(Exercise aim) Write out again exactly the lines from the one containing "Write the Plotly code for this chart." through the one containing "import plotly.graph_objects as go", both included, and omit the pictures.
## START
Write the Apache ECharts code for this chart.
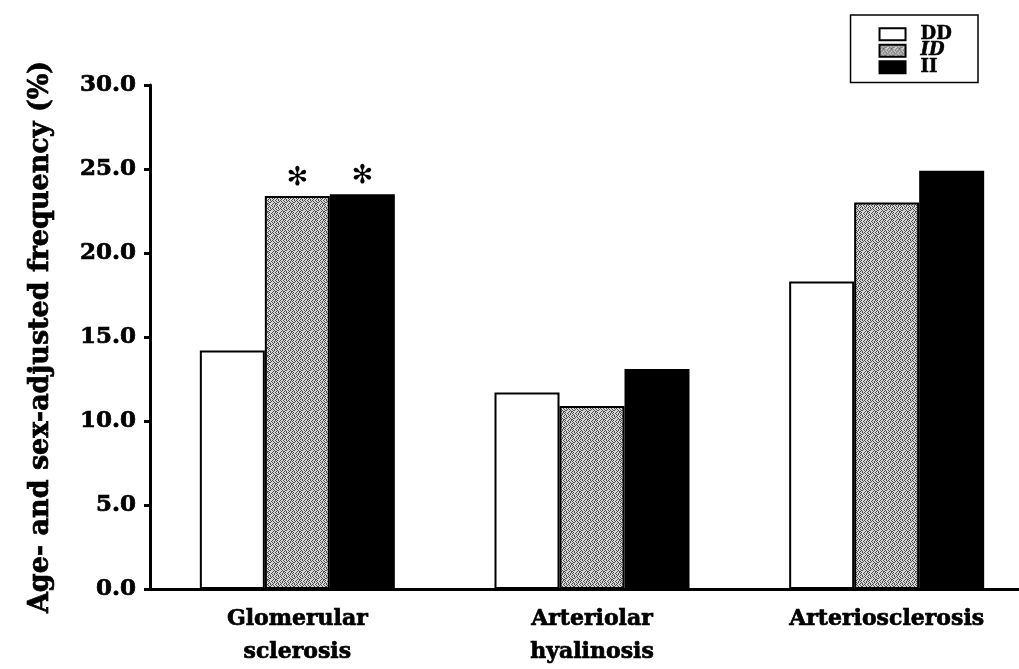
<!DOCTYPE html>
<html>
<head>
<meta charset="utf-8">
<script src="https://cdn.jsdelivr.net/npm/echarts@6/dist/echarts.min.js"></script>
<style>html,body{margin:0;padding:0;background:#fff;overflow:hidden}#c{width:1040px;height:669px}</style>
</head>
<body>
<div id="c"></div>
<script>
const categories = ['Glomerular\nsclerosis', 'Arteriolar\nhyalinosis', 'Arteriosclerosis'];
const seriesNames = ['DD', 'ID', 'II'];
const ddValues = [14.2, 11.7, 18.3];
const idValues = [23.4, 10.9, 23.0];
const iiValues = [23.5, 13.1, 24.9];
const idMarks = ['✻', '', ''];
const iiMarks = ['✻', '', ''];
const yTicks = [0, 5, 10, 15, 20, 25, 30];

// deterministic stipple texture for the ID bars
const tex = document.createElement('canvas');
tex.width = 8; tex.height = 8;
const tctx = tex.getContext('2d');
const pat = [
  '10010010','01001001','00100110','01011000',
  '10010100','00101001','10100100','01001010'
];
for (let y = 0; y < 8; y++) for (let x = 0; x < 8; x++) {
  tctx.fillStyle = pat[y][x] === '1' ? '#505050' : '#d4d4d4';
  tctx.fillRect(x, y, 1, 1);
}
const texture = {image: tex, repeat: 'repeat'};

const font = 'DejaVu Serif';
const heavy = {textBorderColor: '#000', textBorderWidth: 0.7};
function withMarks(values, marks) {
  return values.map((v, i) => marks[i] ? {
    value: v,
    label: {show: true, position: 'top', formatter: marks[i], distance: 5,
      fontSize: 26, color: '#000', fontFamily: 'DejaVu Sans', fontWeight: 'bold'}
  } : v);
}

const chart = echarts.init(document.getElementById('c'), null, {renderer: 'canvas'});
chart.setOption({
  animation: false,
  backgroundColor: '#fff',
  grid: {left: 150, top: 85, bottom: 77, width: 884},
  legend: {
    right: 62, top: 15,
    orient: 'vertical',
    icon: 'rect',
    itemWidth: 26, itemHeight: 12, itemGap: -2,
    padding: [10, 26, 6, 28],
    borderColor: '#000', borderWidth: 1.5,
    selectedMode: false,
    textStyle: Object.assign({fontFamily: font, fontWeight: 'bold', fontSize: 18, lineHeight: 14, color: '#000', padding: [0, 0, 0, 10]}, {textBorderColor: '#000', textBorderWidth: 0.5}),
    data: [
      {name: seriesNames[0]},
      {name: seriesNames[1], textStyle: {fontStyle: 'italic'}},
      {name: seriesNames[2]}
    ]
  },
  xAxis: {
    type: 'category',
    data: categories,
    axisLine: {lineStyle: {color: '#000', width: 3}},
    axisTick: {show: false},
    axisLabel: Object.assign({fontFamily: font, fontWeight: 'bold', fontSize: 22, color: '#000', lineHeight: 33, margin: 14}, heavy)
  },
  yAxis: {
    type: 'value',
    min: yTicks[0], max: yTicks[yTicks.length - 1], interval: 5,
    name: 'Age- and sex-adjusted frequency (%)',
    nameLocation: 'middle', nameRotate: 90, nameGap: 96,
    nameTextStyle: Object.assign({fontFamily: font, fontWeight: 'bold', fontSize: 27, color: '#000'}, heavy),
    splitLine: {show: false},
    axisLine: {show: true, lineStyle: {color: '#000', width: 3}},
    axisTick: {show: true, length: 6, lineStyle: {color: '#000', width: 3}},
    axisLabel: Object.assign({fontFamily: font, fontWeight: 'bold', fontSize: 23, color: '#000', margin: 14,
      formatter: v => v.toFixed(1)}, heavy)
  },
  series: [
    {name: seriesNames[0], type: 'bar', barWidth: 65, barGap: '0%', data: ddValues,
      itemStyle: {color: '#fff', borderColor: '#000', borderWidth: 2}},
    {name: seriesNames[1], type: 'bar', barWidth: 65, barGap: '0%', data: withMarks(idValues, idMarks),
      itemStyle: {color: texture, borderColor: '#000', borderWidth: 2}},
    {name: seriesNames[2], type: 'bar', barWidth: 65, barGap: '0%', data: withMarks(iiValues, iiMarks),
      itemStyle: {color: '#000', borderColor: '#000', borderWidth: 2}}
  ]
});
</script>
</body>
</html>
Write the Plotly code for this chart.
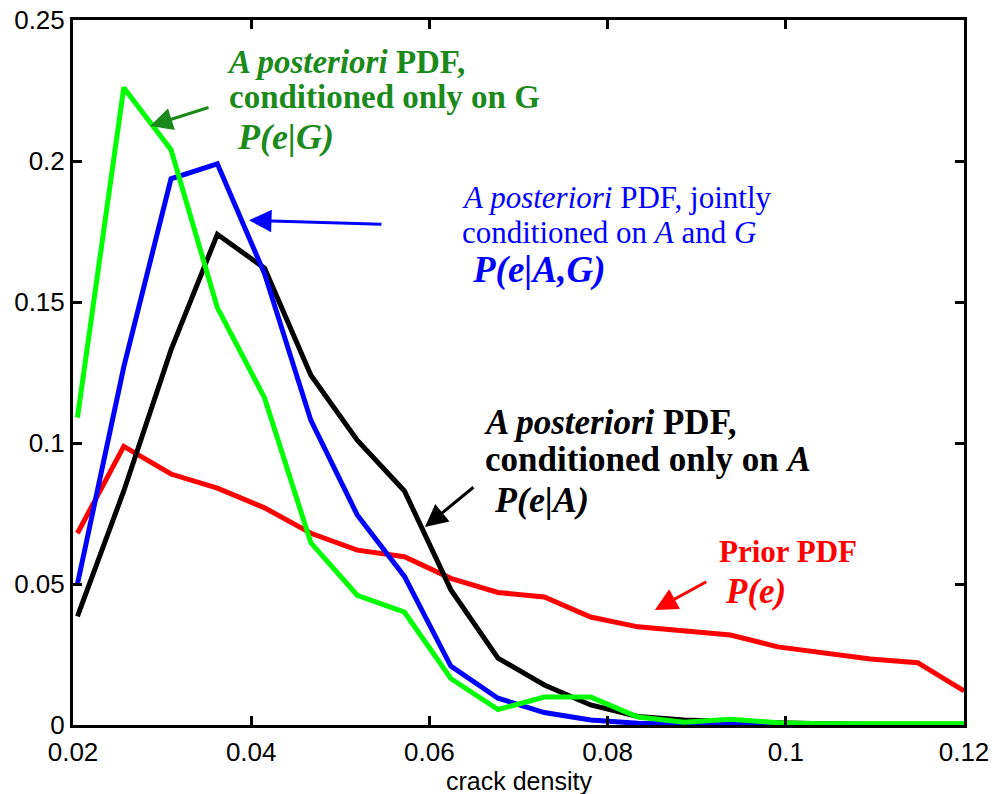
import plotly.graph_objects as go

# ---- data ----
crack_density = [0.0205, 0.0257, 0.0310, 0.0362, 0.0415, 0.0467, 0.0519, 0.0572, 0.0624, 0.0677,
                 0.0729, 0.0781, 0.0834, 0.0886, 0.0938, 0.0991, 0.1043, 0.1095, 0.1148, 0.1200]
prior_pdf = [0.068, 0.0988, 0.089, 0.084, 0.077, 0.068, 0.062, 0.0597, 0.052, 0.047,
             0.0454, 0.0383, 0.0348, 0.0333, 0.0319, 0.0277, 0.0255, 0.0234, 0.0221, 0.0121]
post_A = [0.0385, 0.083, 0.133, 0.174, 0.162, 0.124, 0.101, 0.083, 0.048, 0.0237,
          0.0142, 0.0071, 0.003, 0.0018, 0.0012, 0.0006, 0.0004, 0.0003, 0.0003, 0.0003]
post_AG = [0.050, 0.127, 0.1937, 0.199, 0.160, 0.108, 0.0745, 0.0527, 0.0209, 0.0095,
           0.0044, 0.0018, 0.0006, 0.0003, 0.0002, 0.0002, 0.0001, 0.0001, 0.0001, 0.0001]
post_G = [0.109, 0.226, 0.204, 0.148, 0.116, 0.0646, 0.046, 0.040, 0.0165, 0.0055,
          0.0099, 0.0099, 0.0028, 0.001, 0.002, 0.0008, 0.0004, 0.0004, 0.0004, 0.0004]

x_ticks = [0.02, 0.04, 0.06, 0.08, 0.1, 0.12]
x_ticklabels = ["0.02", "0.04", "0.06", "0.08", "0.1", "0.12"]
y_ticks = [0, 0.05, 0.1, 0.15, 0.2, 0.25]
y_ticklabels = ["0", "0.05", "0.1", "0.15", "0.2", "0.25"]
x_title = "crack density"

RED = "#ff0000"
BLACK = "#000000"
BLUE = "#0000ff"
LIME = "#00ff00"
DKGREEN = "#1b8a1b"
SERIF = "Liberation Serif, Times New Roman, serif"
SANS = "Liberation Sans, Arial, sans-serif"

fig = go.Figure()
for ys, col in [(prior_pdf, RED), (post_A, BLACK), (post_AG, BLUE), (post_G, LIME)]:
    fig.add_trace(go.Scatter(x=crack_density, y=ys, mode="lines",
                             line=dict(color=col, width=5), showlegend=False))

# ---- text labels ----
labels = [
    # (x, y, html text, size, color)
    (0.03706, 0.2351, "<b><i>A posteriori</i> PDF,</b>", 33, DKGREEN),
    (0.03728, 0.2227, "<b>conditioned only on G</b>", 33, DKGREEN),
    (0.03818, 0.2085, "<b><i>P(e|G)</i></b>", 36, DKGREEN),
    (0.06343, 0.1872, "<i>A posteriori</i> PDF, jointly", 31, BLUE),
    (0.06343, 0.1748, "conditioned on <i>A</i> and <i>G</i>", 31, BLUE),
    (0.06456, 0.1613, "<b><i>P(e|A,G)</i></b>", 37, BLUE),
    (0.0659, 0.1074, "<b><i>A posteriori</i> PDF,</b>", 35, BLACK),
    (0.0660, 0.0940, "<b>conditioned only on <i>A</i></b>", 35, BLACK),
    (0.0670, 0.0798, "<b><i>P(e|A)</i></b>", 36, BLACK),
    (0.0923, 0.0617, "<b>Prior PDF</b>", 31, RED),
    (0.0930, 0.0472, "<b><i>P(e)</i></b>", 35, RED),
]
for lx, ly, txt, sz, col in labels:
    fig.add_annotation(x=lx, y=ly, xref="x", yref="y", text=txt, showarrow=False,
                       xanchor="left", yanchor="middle",
                       font=dict(family=SERIF, size=sz, color=col))

# ---- arrows (tip in data coords, tail offset in pixels) ----
arrows = [
    (0.02864, 0.2124, 60, -19, DKGREEN),
    (0.03975, 0.1790, 134, 4, BLUE),
    (0.0595, 0.0702, 50, -41, BLACK),
    (0.0853, 0.0408, 53, -29, RED),
]
for tx, ty, axp, ayp, col in arrows:
    fig.add_annotation(x=tx, y=ty, xref="x", yref="y", text="", showarrow=True,
                       ax=axp, ay=ayp, axref="pixel", ayref="pixel",
                       arrowhead=2, arrowsize=1.5, arrowwidth=3, arrowcolor=col, standoff=0)

# x-axis title placed as an annotation below the tick labels
fig.add_annotation(x=0.5, y=-0.080, xref="paper", yref="paper", text=x_title, showarrow=False,
                   xanchor="center", yanchor="middle",
                   font=dict(family=SANS, size=25, color="black"))

axis_common = dict(showgrid=False, zeroline=False, showline=True, linecolor="black", linewidth=3,
                   mirror="ticks", ticks="inside", ticklen=9, tickwidth=3, tickcolor="black",
                   automargin=False,
                   tickfont=dict(family=SANS, size=26, color="black"))

fig.update_xaxes(range=[0.02, 0.12], tickvals=x_ticks, ticktext=x_ticklabels,
                 ticklabelstandoff=2, **axis_common)
fig.update_yaxes(range=[0, 0.25], tickvals=y_ticks, ticktext=y_ticklabels, **axis_common)

fig.update_layout(width=997, height=794, margin=dict(l=73, r=33, t=20, b=69),
                  plot_bgcolor="white", paper_bgcolor="white")

fig.write_html("out.html", config={"displayModeBar": False},
               post_script="document.body.style.margin='0';document.body.style.overflow='hidden';")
## END
(Expected answer)
Write the Plotly code for this chart.
import plotly.graph_objects as go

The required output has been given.